Nancy Pelosi "Misrepresents" Church's Historic Abortion Teaching

Carol Platt Liebau

8/25/2008 1:25:42 AM - Carol Platt Liebau
The Speaker of the House proved once more that when the facts are inconvenient to her political ends, she's willing just to make up her own.

This morning on "Meet the Press," Nancy Pelosi was quizzed by Tom Browkaw about Barack's "above my pay grade" response at the Saddleback Forum when he was asked when he believes human rights attach to babies.

Pelosi, who identified herself as "an ardent, praticing Cathlic," insisted that "over the history of the church, [when life begins] is an issue of controversy."  Here are her remarkably bold counterfactual assertions:

REP. PELOSI: And what I know is, over the centuries, the doctors of the church have not been able to make that definition.  And Senator--St. Augustine said at three months.  We don't know.

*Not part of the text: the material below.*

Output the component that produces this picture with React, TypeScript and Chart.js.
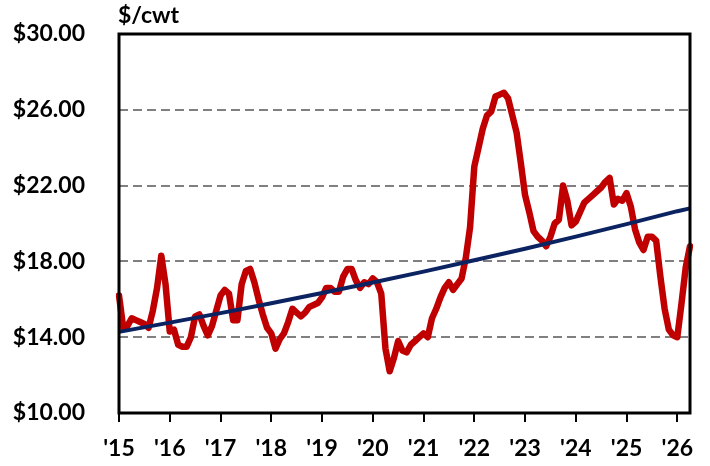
import React, { useEffect, useRef } from 'react';
import { Chart, registerables } from 'chart.js';

Chart.register(...registerables);

const START_YEAR = 2015;
const yearLabels = ["'15", "'16", "'17", "'18", "'19", "'20", "'21", "'22", "'23", "'24", "'25", "'26"];
const yTicks = [10, 14, 18, 22, 26, 30];
const unitLabel = '$/cwt';

// Monthly price, Jan 2015 – Apr 2026 ($/cwt)
const price2015 = [16.2, 14.5, 14.6, 15.0, 14.9, 14.8, 14.7, 14.5, 15.4, 16.6, 18.3, 16.8];
const price2016 = [14.3, 14.4, 13.6, 13.5, 13.5, 14.0, 15.1, 15.2, 14.6, 14.1, 14.6, 15.4];
const price2017 = [16.2, 16.5, 16.3, 14.9, 14.9, 16.8, 17.5, 17.6, 16.9, 16.0, 15.2, 14.5];
const price2018 = [14.2, 13.4, 13.9, 14.2, 14.8, 15.5, 15.3, 15.1, 15.3, 15.6, 15.7, 15.8];
const price2019 = [16.1, 16.6, 16.6, 16.4, 16.4, 17.2, 17.6, 17.6, 17.0, 16.6, 16.9, 16.8];
const price2020 = [17.1, 16.9, 16.3, 13.4, 12.2, 12.9, 13.8, 13.3, 13.2, 13.6, 13.8, 14.0];
const price2021 = [14.2, 14.0, 15.0, 15.5, 16.1, 16.6, 16.9, 16.5, 16.8, 17.1, 18.2, 19.8];
const price2022 = [23.0, 24.0, 25.0, 25.7, 25.9, 26.7, 26.8, 26.9, 26.6, 25.7, 24.8, 23.2];
const price2023 = [21.5, 20.6, 19.6, 19.3, 19.1, 18.8, 19.3, 20.0, 20.2, 22.0, 21.2, 19.9];
const price2024 = [20.1, 20.6, 21.1, 21.3, 21.5, 21.7, 21.9, 22.2, 22.4, 21.0, 21.3, 21.2];
const price2025 = [21.6, 20.9, 19.7, 19.0, 18.6, 19.3, 19.3, 19.1, 17.2, 15.5, 14.4, 14.1];
const price2026 = [14.0, 15.8, 17.7, 18.8];

// Trend line read at each January, plus its end value (Apr 2026)
const trendJan = [14.28, 14.77, 15.27, 15.79, 16.33, 16.89, 17.46, 18.06, 18.67, 19.31, 19.97, 20.65];
const trendEnd = 20.8;

const price = [
  ...price2015, ...price2016, ...price2017, ...price2018, ...price2019, ...price2020,
  ...price2021, ...price2022, ...price2023, ...price2024, ...price2025, ...price2026,
];
const monthLabels = price.map((_, i) => `${START_YEAR + Math.floor(i / 12)}-${String((i % 12) + 1).padStart(2, '0')}`);
const trend = price.map((_, i) =>
  i === price.length - 1 ? trendEnd : i % 12 === 0 ? trendJan[i / 12] : null
);

const FONT = 'Lato, "Open Sans", sans-serif';

const framePlugin = {
  id: 'frame',
  afterDatasetsDraw(chart: any) {
    const { ctx, chartArea: a } = chart;
    ctx.save();
    ctx.lineWidth = 3;
    ctx.strokeStyle = '#000';
    ctx.strokeRect(a.left, a.top, a.right - a.left, a.bottom - a.top);
    ctx.font = `bold 23px ${FONT}`;
    ctx.fillStyle = '#000';
    ctx.textAlign = 'left';
    ctx.textBaseline = 'alphabetic';
    ctx.fillText(unitLabel, a.left - 1, a.top - 11);
    ctx.restore();
  },
};

export default function App() {
  const ref = useRef<HTMLCanvasElement>(null);

  useEffect(() => {
    if (!ref.current) return;
    const chart = new Chart(ref.current, {
      type: 'line',
      data: {
        labels: monthLabels,
        datasets: [
          {
            label: 'Trend',
            data: trend,
            borderColor: '#0B2461',
            borderWidth: 4,
            pointRadius: 0,
            spanGaps: true,
            tension: 0,
          },
          {
            label: 'Price',
            data: price,
            borderColor: '#C00000',
            borderWidth: 6.5,
            pointRadius: 0,
            tension: 0,
            borderJoinStyle: 'round',
            borderCapStyle: 'round',
          },
        ],
      },
      options: {
        responsive: false,
        animation: false,
        layout: { padding: { top: 34, right: 20, left: 0, bottom: 0 } },
        plugins: {
          legend: { display: false },
          tooltip: { enabled: false },
          title: { display: false },
        },
        scales: {
          x: {
            type: 'category',
            offset: false,
            afterFit: (s: any) => {
              s.height = 53;
              s.paddingLeft = 0;
              s.paddingRight = 0;
            },
            grid: {
              drawOnChartArea: false,
              drawTicks: true,
              tickLength: 9,
              color: (c: any) => (c.index % 12 === 0 ? '#000' : 'rgba(0,0,0,0)'),
              lineWidth: 2,
            },
            border: { display: false },
            ticks: {
              autoSkip: false,
              maxRotation: 0,
              padding: 13,
              color: '#000',
              font: { family: FONT, size: 23, weight: 'bold' },
              callback: (_v: any, i: number) => (i % 12 === 0 ? yearLabels[i / 12] : ''),
            },
          },
          y: {
            min: 10,
            max: 30,
            afterFit: (s: any) => {
              s.width = 119;
              s.paddingTop = 0;
              s.paddingBottom = 0;
            },
            afterBuildTicks: (s: any) => { s.ticks = yTicks.map((v) => ({ value: v })); },
            grid: {
              drawTicks: false,
              color: (c: any) => (c.tick && (c.tick.value === 10 || c.tick.value === 30) ? 'rgba(0,0,0,0)' : '#808080'),
              lineWidth: 2,
            },
            border: { display: false, dash: [9, 5] },
            ticks: {
              padding: 34,
              color: '#000',
              font: { family: FONT, size: 23, weight: 'bold' },
              callback: (v: any) => `$${Number(v).toFixed(2)}`,
            },
          },
        },
      },
      plugins: [framePlugin],
    });
    return () => chart.destroy();
  }, []);

  return (
    <div style={{ position: 'fixed', left: 0, top: 0, width: 710, height: 466, background: '#fff' }}>
      <canvas ref={ref} width={710} height={466} style={{ display: 'block' }} />
    </div>
  );
}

The point is, is that it shouldn't have an impact on the woman's right to choose.  . . . As I say, the Catholic Church for centuries has been discussing this, and there are those who've decided...

MR. BROKAW:  The Catholic Church at the moment feels very strongly that it...

REP. PELOSI:  I understand that.

MR. BROKAW:  ...begins at the point of conception.

REP. PELOSI:  I understand.  And this is like maybe 50 years or something like that.  So again, over the history of the church, this is an issue of controversy. 

Remarkable.  After all, I'm not even a Catholic -- much less an "ardent" one -- and yet I'm crystal clear that abortion rights and the sanctity of life haven't really been too "controversial" in any segment of the Catholic Church.  Ever.

Just in case Pelosi's interested, here is the official statement on abortion from the US Conference of Catholic Bishops.  Perhaps the most relevant part is as follows:

Since its beginnings, Christianity has maintained a firm and clear teaching on the sacredness of human life. Jesus Christ emphasized this in his teaching and ministry. Abortion was rejected in the earliest known Christian manual of discipline, the Didache.

Early Church fathers likewise condemned abortion as the killing of innocent human life. A third century Father of the Church, Tertullian, called it "accelerated homicide." Early Church councils considered it one of the most serious crimes. Even during periods when Aristotle's theory of "delayed ensoulment" led Church law to assign different penalties to earlier and later abortions, abortion at any stage was still considered a grave evil.

If Nancy Pelosi is willing to push such obviously baldfaced misrepresentations of her own Church's teaching for political ends, can anything she says be believed?